The question of civil service reform has rumbled on over the years. Jacob Rees- Mogg sought to cut the workforce by a fifth. Dominic Cummings promised ‘hard rain' on what he saw as a bureaucracy captured by metropolitan groupthink. The Maude Review of the civil service concluded governance arrangements and accountability were ‘unclear, opaque and incomplete'.
Yet rarely do reform proposals consider the perspective of other tiers of government. The recent Institute for Government Commission on the Centre of Government called for the No10, Treasury and Cabinet Office triumvirate to be strengthened, in part to create confidence to devolve further. But there has been less focus on how the wider civil service might more effectively intersect with sub-national counterparts.
On a practical level, the civil service's tendency towards generalist skills and high churn of officials intensifies the fragmentation across departments. Officially ‘overseen' by the Department for Levelling Up, Housing and Communities, council delivery cuts across social care, education and the environment – issues covered by departments which are not responsible for, or engaged with the reality of, local funding sufficiency.
In terms of delivery, impact is weakened by the assumption the civil service does policy and that councils implement.

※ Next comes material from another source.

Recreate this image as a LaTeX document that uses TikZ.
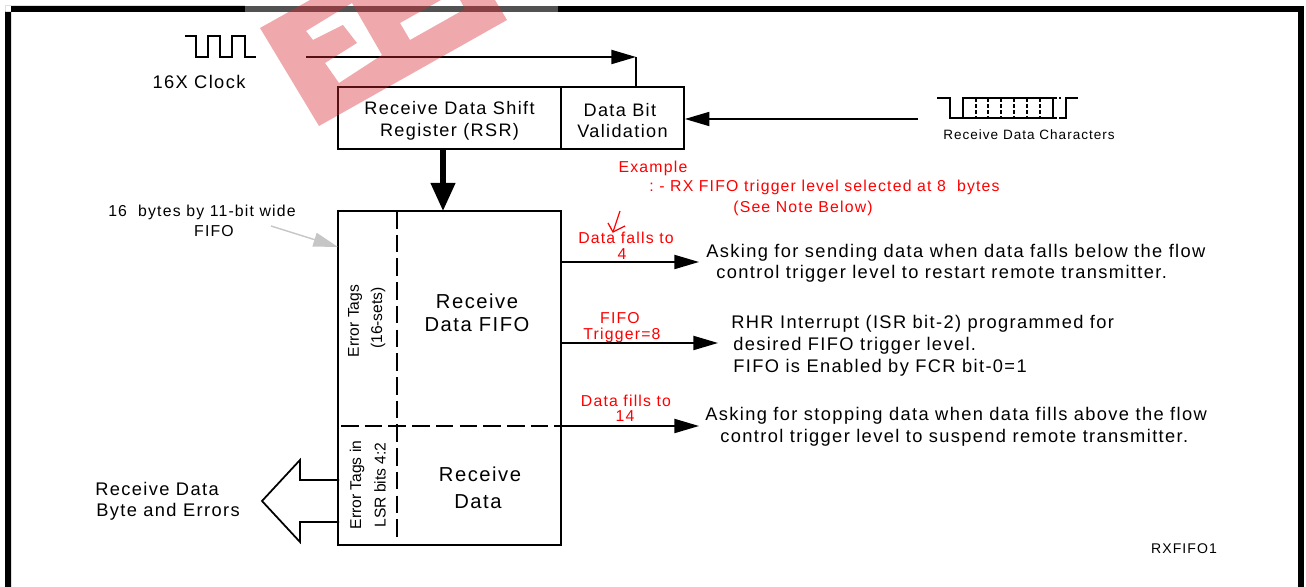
\documentclass[tikz,border=0pt]{standalone}
\usepackage{fontspec}
\setmainfont[LetterSpace=7.5]{Liberation Sans}
\newfontfamily\tagfont{Liberation Sans}
\usetikzlibrary{arrows.meta}
\definecolor{markred}{RGB}{216,40,48}
\tikzset{
  boxnode/.style={draw,line width=1pt,inner sep=0pt,align=center,font=\fontsize{10.3}{12.3}\selectfont},
  lbl/.style={inner sep=0pt,font=\fontsize{10.4}{12}\selectfont},
  biglbl/.style={inner sep=0pt,font=\fontsize{11.5}{13}\selectfont},
  notelbl/.style={inner sep=0pt,font=\fontsize{9}{10}\selectfont},
  redlbl/.style={notelbl,text=red},
  taglbl/.style={inner sep=0pt,rotate=90,font=\tagfont\fontsize{8.9}{10}\selectfont},
  smalllbl/.style={inner sep=0pt,font=\fontsize{7.7}{9}\selectfont},
  conn/.style={line width=1pt},
  flow/.style={line width=1pt,-{Triangle[length=14pt,width=8pt]}},
  bigflow/.style={line width=3pt,-{Triangle[length=16pt,width=13.5pt]}},
  noteflow/.style={draw=gray!45,line width=.8pt,-{Triangle[length=14pt,width=8pt,fill=gray!45]}},
  sepline/.style={line width=1pt,dash pattern=on 10pt off 3.5pt}
}
\begin{document}
\begin{tikzpicture}[x=0.02cm,y=-0.02cm]
  \useasboundingbox (0,0) rectangle (1306,587);

  % frame, open at the bottom
  \fill (5,587) rectangle (11,6) -- (5,6) rectangle (245,12);
  \fill[black!68] (245,6) rectangle (558,12);
  \fill (558,6) rectangle (1304,12);
  \fill (1298,6) rectangle (1304,587);

  % boxes
  \node[boxnode,minimum width=4.46cm,minimum height=1.24cm] (rsr) at (449.5,118) {\rule{0pt}{10.5pt}Receive Data Shift\\Register (RSR)};
  \node[boxnode,minimum width=2.46cm,minimum height=1.24cm] (dbv) at (622.5,118) {\rule{0pt}{10.5pt}\hspace*{-3pt}Data Bit\\Validation};
  \node[draw,line width=1pt,minimum width=4.46cm,minimum height=6.68cm] (fifo) at (449.5,378) {};

  % clock and data waves
  \draw[conn] (185,36) -- (196,36) -- (196,57) -- (208,57) -- (208,36) -- (220,36) -- (220,57)
     -- (232,57) -- (232,36) -- (245,36) -- (245,57) -- (256,57);
  \draw[conn] (937,98) -- (950,98) -- (950,118) -- (1053,118);
  \draw[conn] (963,118) -- (963,98) -- (1053,98) -- (1053,118);
  \draw[conn,dashed,dash pattern=on 2pt off 1.5pt] (1053,98) -- (1061,98);
  \draw[conn,dashed,dash pattern=on 2pt off 1.5pt] (1053,118) -- (1059,118);
  \draw[conn] (1059,118) -- (1066,118) -- (1066,98) -- (1078,98);
  \foreach \xpos in {976,988,1001,1014,1027,1040}
    \draw[conn,dash pattern=on 2pt off 1.5pt] (\xpos,98) -- (\xpos,118);

  % connectors
  \coordinate (clkin) at (306,57);
  \coordinate (clkturn) at (636,57);
  \coordinate (datain) at (918,119);
  \coordinate (fifoin) at (443,211);
  \draw[flow] (clkin) -- (clkturn);
  \draw[conn] (clkturn) -- (clkturn |- dbv.north);
  \draw[flow] (datain) -- (datain -| dbv.east);
  \draw[bigflow] (rsr.south -| fifoin) -- (fifoin);

  \coordinate (falls) at (699,262);
  \coordinate (trigger) at (718,343);
  \coordinate (fills) at (699,426);
  \draw[flow] (falls -| fifo.east) -- (falls);
  \draw[flow] (trigger -| fifo.east) -- (trigger);
  \draw[flow] (fills -| fifo.east) -- (fills);

  \coordinate (notestart) at (271,226);
  \coordinate (noteend) at (338,247);
  \draw[noteflow] (notestart) -- (noteend);

  % dashed lines inside the fifo
  \draw[sepline] (397,211) -- (397,541);
  \draw[sepline] (341,426) -- (561,426);

  % output block arrow
  \draw[line width=1pt] (339,480) -- (300,480) -- (300,460) -- (262,501) -- (300,542) -- (300,522) -- (339,522);

  % small red tick
  \draw[red,line width=.7pt] (620,211) -- (613,232);
  \draw[red,line width=.7pt] (608,223) -- (613,232) -- (625,226);

  % labels
  \node[lbl] (clklbl) at (199,82) {16X Clock};
  \node[smalllbl] (charlbl) at (1029,135) {Receive Data Characters};
  \node[biglbl] at (477,301) {Receive};
  \node[biglbl] at (477,325) {Data FIFO};
  \node[biglbl] at (480,474) {Receive};
  \node[biglbl] at (478,502) {Data};
  \node[lbl] at (157,489) {Receive Data};
  \node[lbl] at (168,512) {Byte and Errors};
  \node[redlbl] at (653,168) {Example};
  \node[redlbl,anchor=west] at (649,187) {:\ - RX FIFO trigger level selected at 8\ \ bytes};
  \node[redlbl] at (803,208) {(See Note Below)};
  \node[redlbl] at (626,238) {Data falls to};
  \node[redlbl] at (622,254) {4};
  \node[redlbl] at (620,318) {FIFO};
  \node[redlbl] at (622,335) {Trigger=8};
  \node[redlbl] at (626,401) {Data fills to};
  \node[redlbl] at (625,416) {14};
  \node[notelbl] at (202,212) {16\ \ bytes by 11-bit wide};
  \node[notelbl] at (214,231) {FIFO};
  \node[taglbl] at (355,321) {Error Tags};
  \node[taglbl] at (378,318) {(16-sets)};
  \node[taglbl] at (357,485) {Error Tags in};
  \node[taglbl] at (380,485) {LSR bits 4:2};
  \node[lbl,anchor=west] at (706,253) {Asking for sending data when data falls below the flow};
  \node[lbl,anchor=west] at (716,274) {control trigger level to restart remote transmitter.};
  \node[lbl,anchor=west] at (731,324) {RHR Interrupt (ISR bit-2) programmed for};
  \node[lbl,anchor=west] at (733,346) {desired FIFO trigger level.};
  \node[lbl,anchor=west] at (733,368) {FIFO is Enabled by FCR bit-0=1};
  \node[lbl,anchor=west] at (705,416) {Asking for stopping data when data fills above the flow};
  \node[lbl,anchor=west] at (720,438) {control trigger level to suspend remote transmitter.};
  \node[inner sep=0pt,font=\fontsize{8}{9}\selectfont] at (1184,549) {RXFIFO1};

  % watermark
  \fill[markred,opacity=.4,even odd rule]
     (260,28) -- (310,0) -- (495,0) -- (507,20) -- (319,126) -- cycle
     (306,31) -- (352,3) -- (382,55) -- (339,83) -- (325,63) -- (357,43) -- (343,25) -- (313,40) -- cycle
     (400,23) -- (441,0) -- (460,0) -- (465,9) -- (410,40) -- cycle;
\end{tikzpicture}
\end{document}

This separation involves limited feedback loops and policy is often extremely spatially insensitive. Differential impacts, such as low attainment rates in some regions, are too often priced in as inevitable.
As devolution matures, the role of the centre and its interface with regions and localities must shift. Reform should not be detached from wider purpose: for example, ad hoc civil service office relocations haven't shifted an overall central grip on process.
The civil service should evolve in the context of a clear wider direction of travel towards empowered localities and robust, devolved regional settlements.